The first reference to objectification I can find is Immanuel Kant 1724-1804. He was a German enlightenment philosopher. Kant started to discuss the idea that people are the end not the means, and if we treat them as a means to an end we treat them as objects to be used rather than as people. A removal of aspects which make them fully them.
His description in Lectures on Ethics uses the term “Object of appetite” and makes the comparison with a lemon, which once squeezed for what we desire is then cast aside. “All motives of moral relationship cease to function, because as an Object of appetite for another a person becomes a thing and can be treated and used as such by every one” p163 Lectures on Ethics.
I dare say he may not have been the first and there would have been other people I am not aware of, so feel free to let me know of any. Later I came across the term in Object relations theory, specifically in reading Melanie Klein, she was a Psychoanalyst who primarily worked with children. Object relations is at the heart of her work, fair warning, its not easy reading.
Then I found Gestalt psychotherapy and Fritz and Laura Perls in particular, and the Gestalt concept of expectation. You may be familiar with the Gestalt prayer? Its not a prayer as such, it was a gimmicky motif used to start group sessions and spark interest in contact. It goes something like this: “I am me and you are you, I do my thing and you do yours, I am not here to meet your expectations and you are not here to meet mine, and if we meet it will be beautiful.”
In principle we are saying, in order for us to really meet we can no treat another as an object, and as soon as we have an expectation of the other we are no longer in contact with them as a person and we begin treating them as an object. A thing we can control, or expect to be a certain way rather than a separate autonomous being. I am going to argue its not as clear cut as this… another day though.
By way of example, lets say you expect me to not swear, because it is against your morale values, or maybe because you have a notion that professional people will not swear. So, when I swear you are outraged and have stern words with me. You expect me to behave a certain way, and now you feel you have the right to control me by telling me to censor myself, you are attempting to take away my voice, you are unable to meet me as the person I am.

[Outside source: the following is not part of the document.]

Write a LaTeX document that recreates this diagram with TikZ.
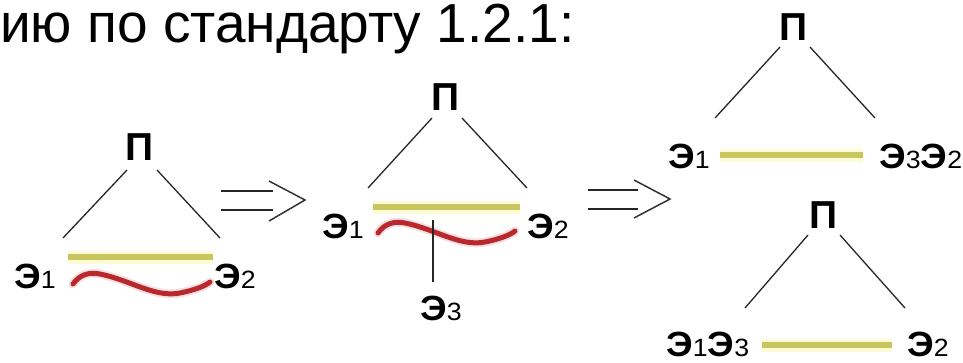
\documentclass[tikz,border=0pt]{standalone}
\usepackage{fontspec}
\setmainfont{Liberation Sans}
\newfontfamily\lblfont[FakeStretch=1.07]{Liberation Sans}
\definecolor{yelc}{RGB}{200,198,95}
\definecolor{yelhalo}{RGB}{252,250,215}
\definecolor{redc}{RGB}{185,40,45}
\definecolor{redhalo}{RGB}{245,225,228}
\newcommand\EE[1]{{\lblfont\bfseries\fontsize{35}{35}\selectfont Э}{\lblfont\fontsize{25}{25}\selectfont #1}}
\tikzset{
  tri/.style={line width=1.3pt, draw=black!85},
  yelline/.style={line width=6pt, draw=yelc},
  yelglow/.style={line width=13pt, draw=yelhalo},
  wave/.style={line width=5pt, draw=redc, line cap=round},
  waveglow/.style={line width=9pt, draw=redhalo, line cap=round},
  dbl/.style={line width=1.8pt, draw=black!85},
  headl/.style={line width=1.5pt, draw=black!80},
  lbl/.style={inner sep=0pt, anchor=base west},
  ptop/.style={inner sep=0pt, anchor=base, font=\bfseries\fontsize{39}{39}\selectfont},
  title/.style={inner sep=0pt, anchor=base west, font=\fontsize{55}{55}\selectfont}
}
\begin{document}
\begin{tikzpicture}[x=1pt,y=-1pt]
\useasboundingbox (0,0) rectangle (963,362);
\node[title] (ttl) at (0,42) {ию по стандарту 1.2.1:};

% ---------- diagram 1 ----------
\node[ptop] (p1) at (140,160) {П};
\coordinate (p1l) at (127,170); \coordinate (p1r) at (157,170);
\coordinate (a1l) at (63,238);  \coordinate (a1r) at (220,238);
\draw[tri] (p1l) -- (a1l);
\draw[tri] (p1r) -- (a1r);
\coordinate (y1a) at (68,257); \coordinate (y1b) at (213,257);
\draw[yelglow] (y1a) -- (y1b);
\draw[yelline] (y1a) -- (y1b);
\coordinate (w1a) at (73,284); \coordinate (w1b) at (210,282);
\draw[waveglow] (w1a) .. controls (80,274) and (90,272) .. (100,274) .. controls (130,280) and (155,298) .. (180,293) .. controls (195,290) and (205,286) .. (w1b);
\draw[wave] (w1a) .. controls (80,274) and (90,272) .. (100,274) .. controls (130,280) and (155,298) .. (180,293) .. controls (195,290) and (205,286) .. (w1b);
\node[lbl] (e11) at (14,288) {\EE{1}};
\node[lbl] (e12) at (214,288) {\EE{2}};

% ---------- arrow 1 ----------
\coordinate (r1a) at (221,191); \coordinate (r1b) at (273,191);
\coordinate (r1c) at (221,210); \coordinate (r1d) at (273,210);
\coordinate (h1t) at (269,181); \coordinate (h1m) at (305,200); \coordinate (h1b) at (269,221);
\draw[dbl] (r1a) -- (r1b);
\draw[dbl] (r1c) -- (r1d);
\draw[headl] (h1t) -- (h1m) -- (h1b);

% ---------- diagram 2 ----------
\node[ptop] (p2) at (446,110) {П};
\coordinate (p2l) at (432,118); \coordinate (p2r) at (462,118);
\coordinate (a2l) at (368,188); \coordinate (a2r) at (527,188);
\draw[tri] (p2l) -- (a2l);
\draw[tri] (p2r) -- (a2r);
\coordinate (y2a) at (373,207); \coordinate (y2b) at (520,207);
\draw[yelglow] (y2a) -- (y2b);
\draw[yelline] (y2a) -- (y2b);
\begin{scope}[shift={(305,-51)}]
\coordinate (w2a) at (73,284); \coordinate (w2b) at (210,282);
\draw[waveglow] (w2a) .. controls (80,274) and (90,272) .. (100,274) .. controls (130,280) and (155,298) .. (180,293) .. controls (195,290) and (205,286) .. (w2b);
\draw[wave] (w2a) .. controls (80,274) and (90,272) .. (100,274) .. controls (130,280) and (155,298) .. (180,293) .. controls (195,290) and (205,286) .. (w2b);
\end{scope}
\coordinate (v2a) at (433,220); \coordinate (v2b) at (433,282);
\draw[tri, line width=1.8pt] (v2a) -- (v2b);
\node[lbl] (e21) at (322,238) {\EE{1}};
\node[lbl] (e22) at (527,238) {\EE{2}};
\node[lbl] (e23) at (420,320) {\EE{3}};

% ---------- arrow 2 ----------
\coordinate (r2a) at (588,190); \coordinate (r2b) at (638,190);
\coordinate (r2c) at (588,209); \coordinate (r2d) at (638,209);
\coordinate (h2t) at (634,180); \coordinate (h2m) at (670,199); \coordinate (h2b) at (634,218);
\draw[dbl] (r2a) -- (r2b);
\draw[dbl] (r2c) -- (r2d);
\draw[headl] (h2t) -- (h2m) -- (h2b);

% ---------- diagram 3 top ----------
\node[ptop] (p3) at (794,40) {П};
\coordinate (p3l) at (780,47); \coordinate (p3r) at (810,47);
\coordinate (a3l) at (715,118); \coordinate (a3r) at (875,118);
\draw[tri] (p3l) -- (a3l);
\draw[tri] (p3r) -- (a3r);
\coordinate (y3a) at (720,155); \coordinate (y3b) at (863,155);
\draw[yelglow] (y3a) -- (y3b);
\draw[yelline] (y3a) -- (y3b);
\node[lbl] (e31) at (668,168) {\EE{1}};
\node[lbl] (e32) at (879,168) {\EE{3}\EE{2}};

% ---------- diagram 3 bottom ----------
\node[ptop] (p4) at (824,228) {П};
\coordinate (p4l) at (808,235); \coordinate (p4r) at (840,235);
\coordinate (a4l) at (745,308); \coordinate (a4r) at (905,308);
\draw[tri] (p4l) -- (a4l);
\draw[tri] (p4r) -- (a4r);
\coordinate (y4a) at (762,345); \coordinate (y4b) at (892,345);
\draw[yelglow] (y4a) -- (y4b);
\draw[yelline] (y4a) -- (y4b);
\node[lbl] (e41) at (666,356) {\EE{1}\EE{3}};
\node[lbl] (e42) at (907,356) {\EE{2}};
\end{tikzpicture}
\end{document}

Though this lack of contact and objectification is established because of your expectations. It has nothing to do with me and my use of language.
People are the ends not the means. We do not exist to fulfil other peoples expectations. If we are ever to meet them fully, we must let go our expectations of what they should be, lift the veil of expectation and see people with unclouded eyes.
Ok, so maybe next I should discuss sexual objectification in a healthy relationship and how it functions to increase contact and intimacy. There now, that sounds like a total contradiction right?!